Income generated Controlled Foreign Corporations (CFCs) by the United States government is called as Subpart F Income. CFCs are foreign subsidiaries with more than 50% stake controlled by entities in the United States, and taxed as per the Subpart F code of the US Tax code laws.

How Does Subpart F Income Work?

While it is applied as deferred tax to some companies only when the income is distributed back as dividends to shareholders and not before, it is also taxed in other cases on a pro rata basis depending on the number of shares owned by the U.S. entities in the foreign corporations. CFCs can be controlled directly via stocks ownership, or through other indirect channels. It is important to note that the IRS isnt taxing the income of the foreign corporation directly.

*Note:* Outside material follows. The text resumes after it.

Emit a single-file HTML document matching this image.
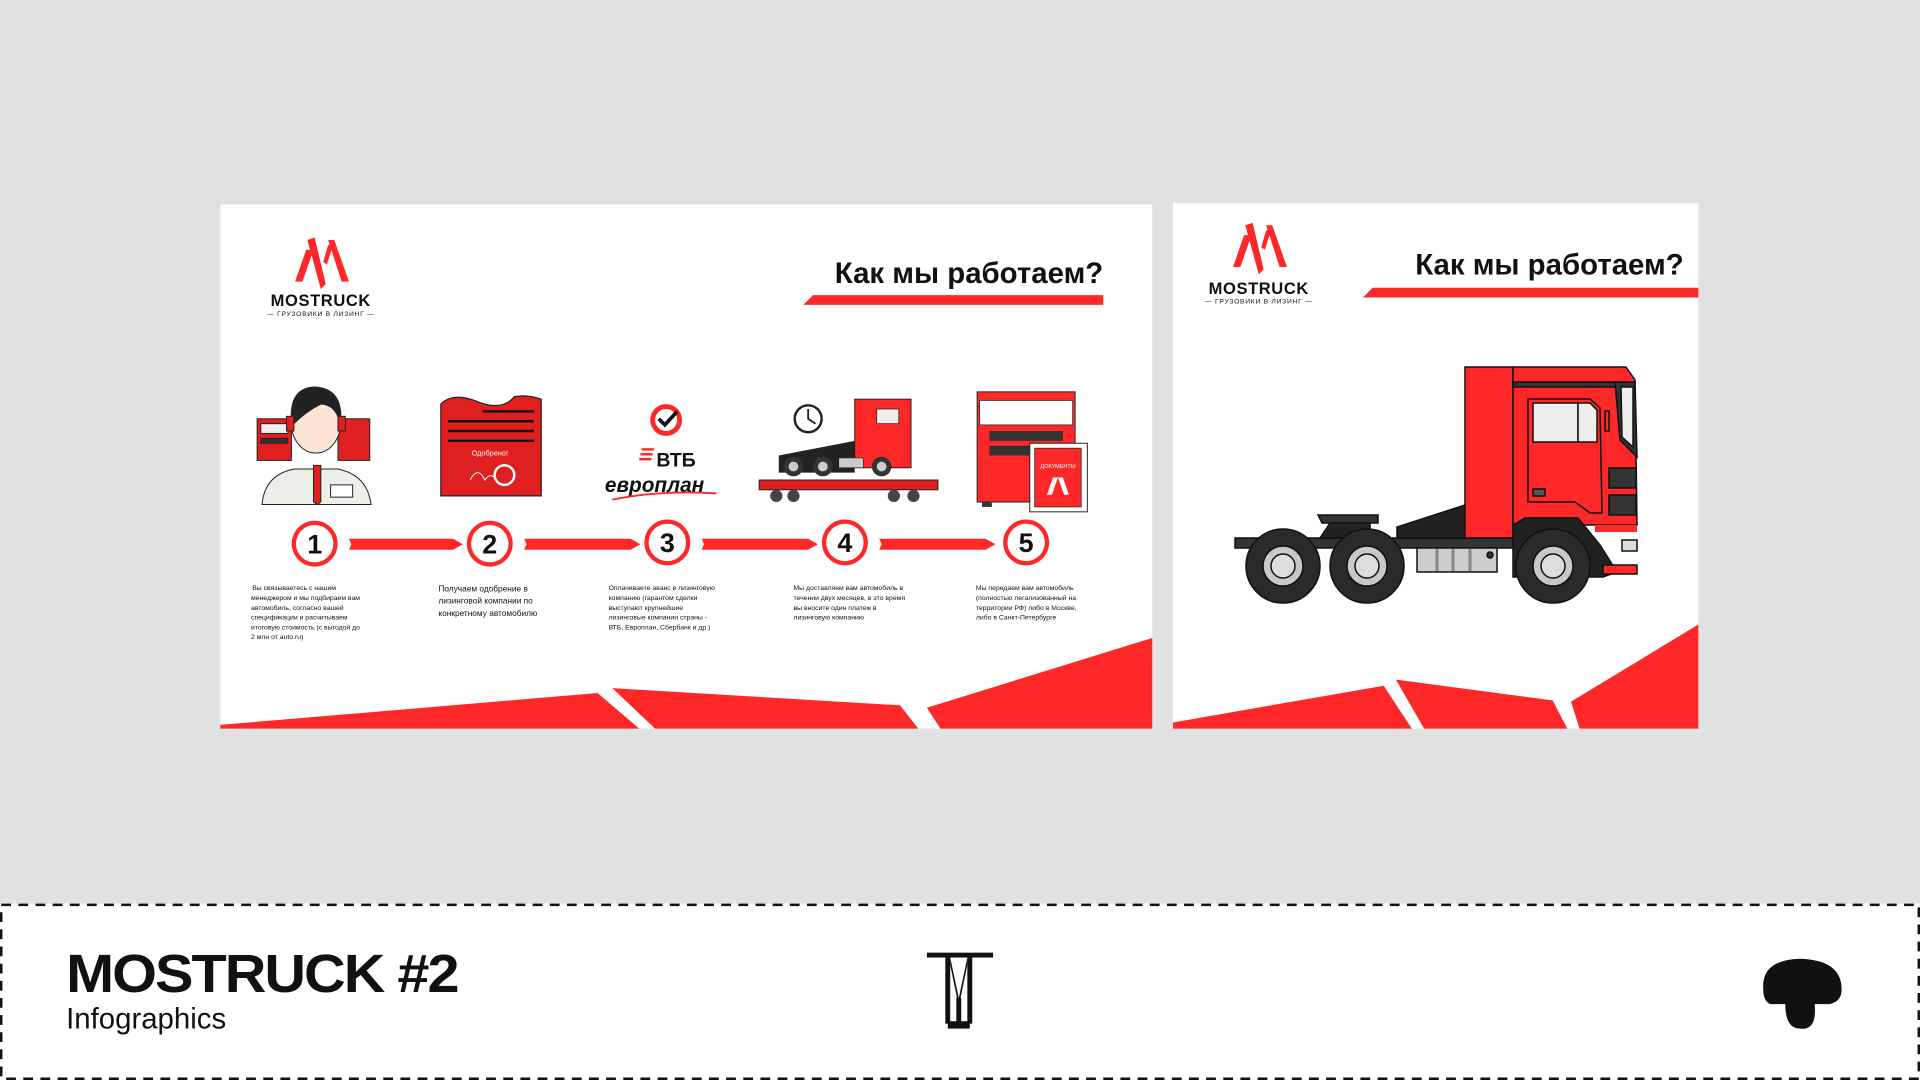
<!DOCTYPE html>
<html><head><meta charset="utf-8"><style>
html,body{margin:0;padding:0;background:#e1e1e1;}
svg{display:block;}
text{font-family:"Liberation Sans","DejaVu Sans",sans-serif;}
</style></head><body>
<svg width="1920" height="1080" viewBox="0 0 1568 882" xmlns="http://www.w3.org/2000/svg">
<rect x="0" y="0" width="1568" height="882" fill="#e1e1e1"/>
<!-- LEFT CARD -->
<rect x="180" y="167" width="761" height="428" fill="#fff"/>
<g fill="#ff2828">
<polygon points="241,230 250,204 256,204 247,230"/>
<polygon points="251,196 257,194 266,232 262,236"/>
<polygon points="264,214 268,200 272,200 267,216"/>
<polygon points="268,196 273,196 285,230 279,230"/>
</g>
<text x="262" y="250" font-size="13.5" font-weight="bold" text-anchor="middle" fill="#111" letter-spacing="0.5">MOSTRUCK</text>
<text x="262" y="258" font-size="5.5" text-anchor="middle" fill="#111" letter-spacing="0.6">— ГРУЗОВИКИ В ЛИЗИНГ —</text>
<text x="901" y="231" font-size="24" font-weight="bold" text-anchor="end" fill="#111">Как мы работаем?</text>
<polygon points="664,241 901,241 901,249 656,249" fill="#ff2828"/>
<g stroke="#222" stroke-width="0.8">
<rect x="210" y="342" width="28" height="34" fill="#e02020"/>
<rect x="213" y="346" width="22" height="8" fill="#eee"/>
<rect x="213" y="358" width="22" height="4" fill="#333"/>
<rect x="276" y="342" width="26" height="34" fill="#e02020"/>
<path d="M214,412 Q216,388 240,383 L276,383 Q300,388 303,412 Z" fill="#eceee8"/>
<ellipse cx="258" cy="346" rx="20" ry="24" fill="#fbe3d6"/>
<path d="M238,344 Q236,316 258,316 Q281,318 278,346 Q274,330 262,330 Q250,336 240,346 Z" fill="#222"/>
<rect x="234" y="340" width="6" height="12" fill="#e02020"/>
<rect x="276" y="340" width="6" height="12" fill="#e02020"/>
<polygon points="256,380 262,380 262,410 259,412 256,410" fill="#e02020"/>
<rect x="270" y="396" width="18" height="10" fill="#fff"/>
</g>
<path d="M360,330 Q370,320 390,328 Q410,336 420,324 Q430,322 442,326 L442,405 L360,405 Z" fill="#e02020" stroke="#222" stroke-width="1"/>
<g stroke="#111" stroke-width="2"><line x1="394" y1="336" x2="436" y2="336"/><line x1="366" y1="344" x2="436" y2="344"/><line x1="366" y1="352" x2="436" y2="352"/><line x1="366" y1="360" x2="436" y2="360"/></g>
<text x="400" y="372" font-size="6" fill="#fff" text-anchor="middle">Одобрено!</text>
<circle cx="412" cy="388" r="8" fill="none" stroke="#fff" stroke-width="2"/>
<path d="M384,392 Q390,380 396,392 Q400,386 404,390" stroke="#fff" fill="none" stroke-width="0.8"/>
<circle cx="544" cy="343" r="11" fill="none" stroke="#ff2828" stroke-width="4"/>
<path d="M538,342 L543,347 L553,336" stroke="#111" stroke-width="3" fill="none"/>
<g fill="#ff2828"><rect x="524" y="366" width="10" height="2"/><rect x="523" y="370" width="10" height="2"/><rect x="522" y="374" width="10" height="2"/></g>
<text x="536" y="381" font-size="16" font-weight="bold" fill="#111">ВТБ</text>
<text x="494" y="402" font-size="17" font-weight="bold" font-style="italic" fill="#111">европлан</text>
<path d="M500,408 Q540,400 585,403" stroke="#ff2828" stroke-width="1.5" fill="none"/>
<circle cx="660" cy="342" r="11" fill="#fff" stroke="#222" stroke-width="2"/>
<path d="M660,334 L660,342 L666,346" stroke="#222" stroke-width="1.5" fill="none"/>
<rect x="620" y="392" width="146" height="8" fill="#e02020" stroke="#222" stroke-width="0.8"/>
<g fill="#444"><circle cx="634" cy="405" r="5"/><circle cx="648" cy="405" r="5"/><circle cx="730" cy="405" r="5"/><circle cx="746" cy="405" r="5"/></g>
<rect x="698" y="326" width="46" height="56" fill="#ff2828" stroke="#222" stroke-width="0.8"/>
<rect x="716" y="334" width="18" height="12" fill="#eee" stroke="#222" stroke-width="0.6"/>
<polygon points="636,372 698,360 698,386 636,386" fill="#222"/>
<g><circle cx="648" cy="381" r="8" fill="#333"/><circle cx="648" cy="381" r="4" fill="#ccc"/><circle cx="672" cy="381" r="8" fill="#333"/><circle cx="672" cy="381" r="4" fill="#ccc"/><circle cx="720" cy="381" r="8" fill="#333"/><circle cx="720" cy="381" r="4" fill="#ccc"/></g>
<rect x="685" y="374" width="20" height="8" fill="#ccc" stroke="#222" stroke-width="0.5"/>
<rect x="798" y="320" width="80" height="90" fill="#ff2828" stroke="#222" stroke-width="0.8"/>
<rect x="800" y="327" width="76" height="20" fill="#fff" stroke="#222" stroke-width="0.6"/>
<rect x="808" y="352" width="60" height="8" fill="#333"/>
<rect x="808" y="364" width="60" height="8" fill="#333"/>
<rect x="802" y="410" width="8" height="4" fill="#333"/>
<rect x="841" y="362" width="47" height="56" fill="#fff" stroke="#222" stroke-width="0.8"/>
<rect x="845" y="366" width="38" height="48" fill="#ff2828" stroke="#222" stroke-width="0.6"/>
<text x="864" y="382" font-size="4.5" fill="#fff" text-anchor="middle">ДОКУМЕНТЫ</text>
<polygon points="855,404 860,390 864,390 859,404" fill="#fff"/><polygon points="864,390 868,390 873,404 869,404" fill="#fff"/>
<g fill="#ff2828">
<polygon points="285,440 370,440 378,444.5 370,449 285,449 287,444.5"/>
<polygon points="428,440 515,440 523,444.5 515,449 428,449 430,444.5"/>
<polygon points="573,440 660,440 668,444.5 660,449 573,449 575,444.5"/>
<polygon points="718,440 805,440 813,444.5 805,449 718,449 720,444.5"/>
</g>
<g fill="#fff" stroke="#ff2828" stroke-width="3.5">
<circle cx="257" cy="444" r="17"/><circle cx="400" cy="444" r="17"/><circle cx="545" cy="443" r="17"/><circle cx="690" cy="443" r="17"/><circle cx="838" cy="443" r="17"/>
</g>
<g font-size="22" font-weight="bold" text-anchor="middle" fill="#111">
<text x="257" y="452">1</text><text x="400" y="452">2</text><text x="545" y="451">3</text><text x="690" y="451">4</text><text x="838" y="451">5</text>
</g>
<g font-size="5.6" fill="#111">
<text x="206" y="482">Вы связываетесь с нашим</text>
<text x="205" y="490">менеджером и мы подбираем вам</text>
<text x="205" y="498">автомобиль, согласно вашей</text>
<text x="205" y="506">спецификации и расчитываем</text>
<text x="205" y="514">итоговую стоимость (с выгодой до</text>
<text x="205" y="522">2 млн от auto.ru)</text>
</g>
<g font-size="6.8" fill="#111">
<text x="358" y="483">Получаем одобрение в</text>
<text x="358" y="493">лизинговой компании по</text>
<text x="358" y="503">конкретному автомобилю</text>
</g>
<g font-size="5.6" fill="#111">
<text x="497" y="482">Оплачиваете аванс в лизинговую</text>
<text x="497" y="490">компанию (гарантом сделки</text>
<text x="497" y="498">выступают крупнейшие</text>
<text x="497" y="506">лизинговые компании страны -</text>
<text x="497" y="514">ВТБ, Европлан, Сбербанк и др.)</text>
<text x="648" y="482">Мы доставляем вам автомобиль в</text>
<text x="648" y="490">течении двух месяцев, в это время</text>
<text x="648" y="498">вы вносите один платеж в</text>
<text x="648" y="506">лизинговую компанию</text>
<text x="797" y="482">Мы передаем вам автомобиль</text>
<text x="797" y="490">(полностью легализованный на</text>
<text x="797" y="498">территории РФ) либо в Москве,</text>
<text x="797" y="506">либо в Санкт-Петербурге</text>
</g>
<g fill="#ff2828">
<polygon points="180,592 488,566 522,595 180,595"/>
<polygon points="500,562 735,576 750,595 535,595"/>
<polygon points="757,578 941,521 941,595 768,595"/>
</g>
<!-- RIGHT CARD -->
<rect x="958" y="166" width="429" height="429" fill="#fff"/>
<g fill="#ff2828">
<polygon points="1007,218 1016,192 1022,192 1013,218"/>
<polygon points="1017,184 1023,182 1032,220 1028,224"/>
<polygon points="1030,202 1034,188 1038,188 1033,204"/>
<polygon points="1034,184 1039,184 1051,218 1045,218"/>
</g>
<text x="1028" y="240" font-size="13.5" font-weight="bold" text-anchor="middle" fill="#111" letter-spacing="0.5">MOSTRUCK</text>
<text x="1028" y="248" font-size="5.5" text-anchor="middle" fill="#111" letter-spacing="0.6">— ГРУЗОВИКИ В ЛИЗИНГ —</text>
<text x="1375" y="224" font-size="24" font-weight="bold" text-anchor="end" fill="#111">Как мы работаем?</text>
<polygon points="1121,235 1387,235 1387,243 1113,243" fill="#ff2828"/>
<g transform="scale(0.81667)" stroke="#111" stroke-width="1.5">
<rect x="1235" y="538" width="278" height="10" fill="#333"/>
<polygon points="1397,538 1397,527 1465,505 1465,538" fill="#222"/>
<polygon points="1318,515 1378,515 1378,523 1322,523" fill="#333"/>
<polygon points="1330,523 1370,523 1370,538 1320,538" fill="#222"/>
<rect x="1465" y="367" width="48" height="171" fill="#ff2828"/>
<polygon points="1513,367 1626,367 1635,380 1637,525 1513,525" fill="#ff2828"/>
<rect x="1513" y="382" width="102" height="5" fill="#333"/>
<path d="M1615,382 L1635,382 L1637,457 L1620,440 Z" fill="#333"/>
<path d="M1621,387 L1633,387 L1633,447 L1622,437 Z" fill="#eee"/>
<polygon points="1528,399 1590,399 1600,408 1602,513 1590,513 1575,502 1528,502" fill="#ff2828"/>
<rect x="1533" y="403" width="45" height="39" fill="#eee"/>
<polygon points="1578,403 1590,403 1597,410 1597,442 1578,442" fill="#eee"/>
<rect x="1605" y="411" width="4" height="20" fill="#ff2828"/>
<rect x="1533" y="489" width="12" height="7" fill="#555"/>
<rect x="1609" y="468" width="27" height="20" fill="#333"/>
<rect x="1609" y="495" width="27" height="20" fill="#333"/>
<polygon points="1513,525 1525,518 1578,518 1600,545 1617,572 1603,577 1513,577" fill="#222"/>
<rect x="1595" y="525" width="42" height="7" fill="#ff2828" stroke="none"/>
<rect x="1622" y="540" width="15" height="11" fill="#ddd"/>
<rect x="1603" y="565" width="34" height="9" fill="#ff2828"/>
<rect x="1417" y="548" width="80" height="24" fill="#ccc"/>
<g stroke="#888" stroke-width="3"><line x1="1437" y1="549" x2="1437" y2="571"/><line x1="1453" y1="549" x2="1453" y2="571"/><line x1="1470" y1="549" x2="1470" y2="571"/></g>
<circle cx="1490" cy="555" r="3" fill="#333"/>
<g fill="#2a2a2a"><circle cx="1283" cy="566" r="37"/><circle cx="1367" cy="566" r="37"/><circle cx="1553" cy="566" r="37"/></g>
<g fill="#c8c8c8"><circle cx="1283" cy="566" r="20"/><circle cx="1367" cy="566" r="20"/><circle cx="1553" cy="566" r="20"/></g>
<g fill="#ddd"><circle cx="1283" cy="566" r="12"/><circle cx="1367" cy="566" r="12"/><circle cx="1553" cy="566" r="12"/></g>
</g>
<g fill="#ff2828">
<polygon points="958,590 1130,560 1153,595 958,595"/>
<polygon points="1140,555 1268,572 1280,595 1163,595"/>
<polygon points="1283,573 1387,510 1387,595 1290,595"/>
</g>
<!-- FOOTER -->
<rect x="0" y="738" width="1568" height="144" fill="#fff"/>
<rect x="1" y="739" width="1566" height="142" fill="none" stroke="#111" stroke-width="2" stroke-dasharray="8,6"/>
<text x="54" y="810" font-size="44" font-weight="900" fill="#111" transform="translate(54,0) scale(1.07,1) translate(-54,0)" letter-spacing="-1.5">MOSTRUCK #2</text>
<text x="54" y="840" font-size="24" fill="#111">Infographics</text>
<g fill="#111">
<rect x="757" y="778" width="54" height="4"/>
<rect x="772" y="782" width="4" height="54"/><rect x="790" y="782" width="4" height="54"/>
<polygon points="776,782 783,815 790,782 790,788 783,822 776,788"/>
<rect x="781" y="815" width="4" height="22"/>
<rect x="774" y="834" width="18" height="6"/>
</g>
<path d="M1440,808 Q1438,784 1470,783 Q1504,784 1504,808 Q1504,818 1494,820 L1482,820 Q1484,842 1470,840 Q1458,840 1458,820 L1446,820 Q1440,818 1440,808 Z" fill="#111"/>
</svg>
</body></html>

It is simply taxing the U.S. entities – individuals or institutions, who have a controlling stake in the corporation, deriving income from this source. Subpart F Income can be moved within different U.S. jurisdictions and is looked upon as passive Earnings and Profits income (E&P). It is usually charged under the following categories:

  1. Foreign Base Company Income (FBCI)
  2. Foreign Personal Holding Company Income (FPHCI),
  3. Foreign Base Company Sales Income (FBCSI)
  4. Foreign Base Company Services Income

These categories include income from stocks, rent, dividends, royalties, and other earnings derived from a foreign investments portfolio.